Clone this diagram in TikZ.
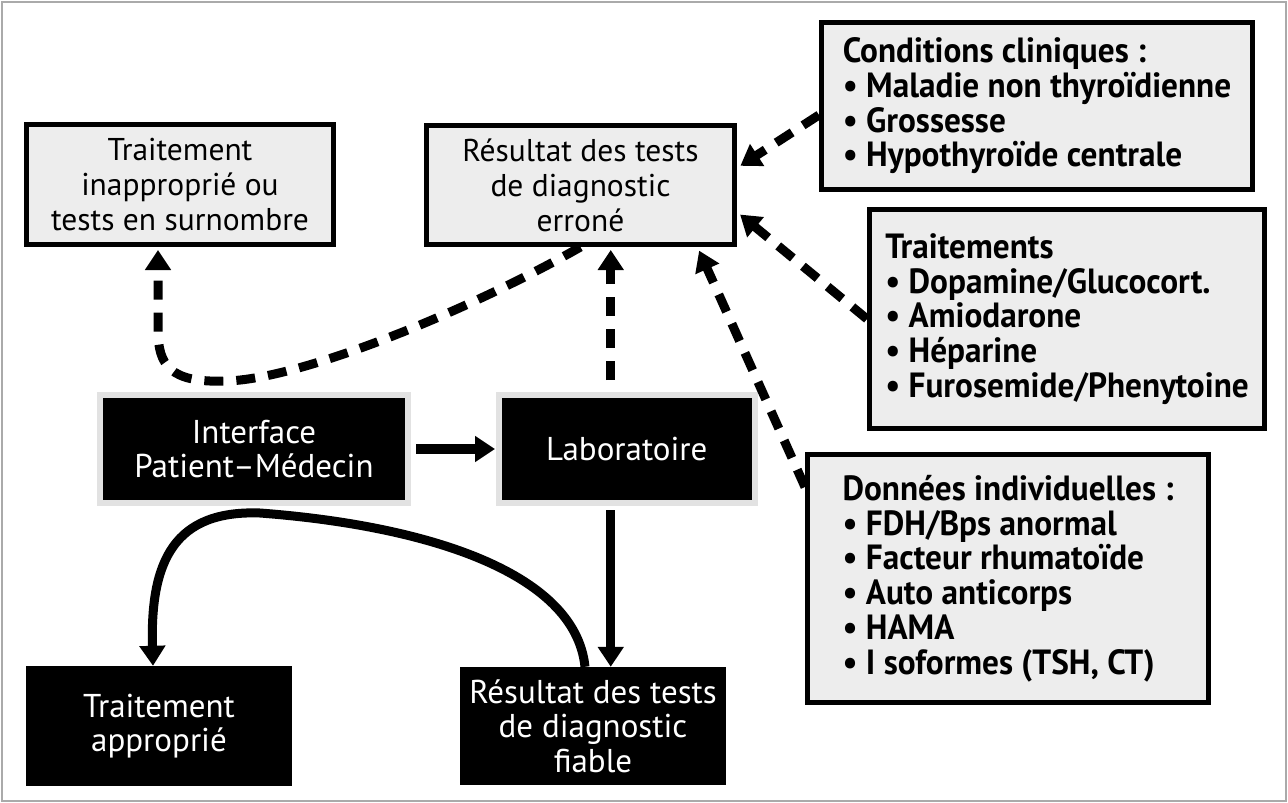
\documentclass[tikz,border=0pt]{standalone}
\usepackage{fontspec}
\setmainfont{PT Sans}
\newfontfamily\listfont[FakeStretch=0.95]{PT Sans}
\usepackage{tikz}
\usetikzlibrary{arrows.meta,positioning,calc}
\definecolor{boxgray}{HTML}{EDEDED}
\definecolor{rimgray}{HTML}{E2E2E2}
\definecolor{framegray}{HTML}{AAAAAA}

\begin{document}
\begin{tikzpicture}[x=1pt,y=-1pt,
  >={Triangle[length=20pt,width=25pt]},
  greybox/.style={draw=black,line width=5pt,fill=boxgray,align=center,inner sep=0pt,
    font=\fontsize{31.5}{35}\selectfont},
  listbox/.style={draw=black,line width=5pt,fill=boxgray,align=left,inner sep=0pt,
    font=\fontsize{35}{34.7}\listfont\bfseries},
  blackbox/.style={fill=black,text=white,align=center,inner sep=0pt,
    font=\fontsize{33}{34.5}\selectfont},
  rimbox/.style={blackbox,draw=rimgray,line width=6pt},
  solidarrow/.style={->,line width=9pt},
  dasharrow/.style={->,line width=9pt,dash pattern=on 19pt off 13pt}]
  \useasboundingbox (0,0) rectangle (1288,803);
  % Frame
  \draw[framegray,line width=2pt] (2,2) rectangle (1286,801);

  % Grey boxes
  \node[greybox,minimum width=307pt,minimum height=120pt] (inapp) at (180,184.5)
    {Traitement\\inapproprié ou\\tests en surnombre};
  \node[greybox,minimum width=308pt,minimum height=119pt] (erron) at (580.5,185)
    {Résultat des tests\\de diagnostic\\erroné};

  % Lists on the right
  \node[listbox,minimum width=431pt,minimum height=167pt] (cond) at (1037,106)
    {Conditions cliniques :\\• Maladie non thyroïdienne\\• Grossesse\\• Hypothyroïde centrale};
  \node[listbox,minimum width=395pt,minimum height=219pt] (trait) at (1067,319)
    {Traitements\\• Dopamine/Glucocort.\\• Amiodarone\\• Héparine\\• Furosemide/Phenytoine};
  \node[listbox,minimum width=401pt,minimum height=248pt] (donn) at (1008,578.5)
    {Données individuelles :\\• FDH/Bps anormal\\• Facteur rhumatoïde\\• Auto anticorps\\• HAMA\\• I soformes (TSH, CT)};

  % Black boxes
  \node[rimbox,minimum width=308pt,minimum height=108pt] (iface) at (254,449)
    {Interface\\Patient–Médecin};
  \node[rimbox,minimum width=255.5pt,minimum height=108pt] (labo) at (626.75,449)
    {Laboratoire};
  \node[blackbox,minimum width=266pt,minimum height=120pt] (appro) at (159,726)
    {Traitement\\approprié};
  \node[blackbox,minimum width=266pt,minimum height=118pt] (fiable) at (593,726)
    {Résultat des tests\\de diagnostic\\fiable};

  % Solid arrows
  \draw[solidarrow,line width=10pt,shorten <=5pt,shorten >=1pt] (iface) -- (labo);
  \coordinate (labbot) at ([xshift=-16pt]labo.south);
  \draw[solidarrow,shorten <=4pt] (labbot) -- (labbot |- fiable.north);
  \draw[solidarrow] ([xshift=-8pt]fiable.north) .. controls (575,570) and (420,525) .. (260,513)
    .. controls (175,510) and (150,560) .. ([xshift=-6pt]appro.north);

  % Dashed arrows
  \coordinate (labtop) at ([xshift=-16pt,yshift=12pt]labo.north);
  \draw[dasharrow,shorten >=3pt] (labtop) -- (labtop |- erron.south);
  \draw[dasharrow,shorten >=3pt] (erron.south) .. controls (470,310) and (300,380) .. (225,381)
    .. controls (170,383) and (158,365) .. (158,330) -- ([xshift=-22pt]inapp.south);
  \draw[dasharrow,shorten >=4pt] ([yshift=-9pt]cond.west) -- ([yshift=17pt]erron.east);
  \draw[dasharrow,shorten >=4pt] (trait.west) -- ([yshift=-27pt]erron.east);
  \draw[dasharrow,shorten >=4pt] ([yshift=-35pt]donn.north west) -- ([xshift=117pt]erron.south);
\end{tikzpicture}
\end{document}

------------

* Exercise prompt
Give an exact copy of the material, leaving out every picture.

* Exercise solution
Clone this diagram in TikZ.
\documentclass[tikz,border=0pt]{standalone}
\usepackage{fontspec}
\setmainfont{PT Sans}
\newfontfamily\listfont[FakeStretch=0.95]{PT Sans}
\usepackage{tikz}
\usetikzlibrary{arrows.meta,positioning,calc}
\definecolor{boxgray}{HTML}{EDEDED}
\definecolor{rimgray}{HTML}{E2E2E2}
\definecolor{framegray}{HTML}{AAAAAA}

\begin{document}
\begin{tikzpicture}[x=1pt,y=-1pt,
  >={Triangle[length=20pt,width=25pt]},
  greybox/.style={draw=black,line width=5pt,fill=boxgray,align=center,inner sep=0pt,
    font=\fontsize{31.5}{35}\selectfont},
  listbox/.style={draw=black,line width=5pt,fill=boxgray,align=left,inner sep=0pt,
    font=\fontsize{35}{34.7}\listfont\bfseries},
  blackbox/.style={fill=black,text=white,align=center,inner sep=0pt,
    font=\fontsize{33}{34.5}\selectfont},
  rimbox/.style={blackbox,draw=rimgray,line width=6pt},
  solidarrow/.style={->,line width=9pt},
  dasharrow/.style={->,line width=9pt,dash pattern=on 19pt off 13pt}]
  \useasboundingbox (0,0) rectangle (1288,803);
  % Frame
  \draw[framegray,line width=2pt] (2,2) rectangle (1286,801);

  % Grey boxes
  \node[greybox,minimum width=307pt,minimum height=120pt] (inapp) at (180,184.5)
    {Traitement\\inapproprié ou\\tests en surnombre};
  \node[greybox,minimum width=308pt,minimum height=119pt] (erron) at (580.5,185)
    {Résultat des tests\\de diagnostic\\erroné};

  % Lists on the right
  \node[listbox,minimum width=431pt,minimum height=167pt] (cond) at (1037,106)
    {Conditions cliniques :\\• Maladie non thyroïdienne\\• Grossesse\\• Hypothyroïde centrale};
  \node[listbox,minimum width=395pt,minimum height=219pt] (trait) at (1067,319)
    {Traitements\\• Dopamine/Glucocort.\\• Amiodarone\\• Héparine\\• Furosemide/Phenytoine};
  \node[listbox,minimum width=401pt,minimum height=248pt] (donn) at (1008,578.5)
    {Données individuelles :\\• FDH/Bps anormal\\• Facteur rhumatoïde\\• Auto anticorps\\• HAMA\\• I soformes (TSH, CT)};

  % Black boxes
  \node[rimbox,minimum width=308pt,minimum height=108pt] (iface) at (254,449)
    {Interface\\Patient–Médecin};
  \node[rimbox,minimum width=255.5pt,minimum height=108pt] (labo) at (626.75,449)
    {Laboratoire};
  \node[blackbox,minimum width=266pt,minimum height=120pt] (appro) at (159,726)
    {Traitement\\approprié};
  \node[blackbox,minimum width=266pt,minimum height=118pt] (fiable) at (593,726)
    {Résultat des tests\\de diagnostic\\fiable};

  % Solid arrows
  \draw[solidarrow,line width=10pt,shorten <=5pt,shorten >=1pt] (iface) -- (labo);
  \coordinate (labbot) at ([xshift=-16pt]labo.south);
  \draw[solidarrow,shorten <=4pt] (labbot) -- (labbot |- fiable.north);
  \draw[solidarrow] ([xshift=-8pt]fiable.north) .. controls (575,570) and (420,525) .. (260,513)
    .. controls (175,510) and (150,560) .. ([xshift=-6pt]appro.north);

  % Dashed arrows
  \coordinate (labtop) at ([xshift=-16pt,yshift=12pt]labo.north);
  \draw[dasharrow,shorten >=3pt] (labtop) -- (labtop |- erron.south);
  \draw[dasharrow,shorten >=3pt] (erron.south) .. controls (470,310) and (300,380) .. (225,381)
    .. controls (170,383) and (158,365) .. (158,330) -- ([xshift=-22pt]inapp.south);
  \draw[dasharrow,shorten >=4pt] ([yshift=-9pt]cond.west) -- ([yshift=17pt]erron.east);
  \draw[dasharrow,shorten >=4pt] (trait.west) -- ([yshift=-27pt]erron.east);
  \draw[dasharrow,shorten >=4pt] ([yshift=-35pt]donn.north west) -- ([xshift=117pt]erron.south);
\end{tikzpicture}
\end{document}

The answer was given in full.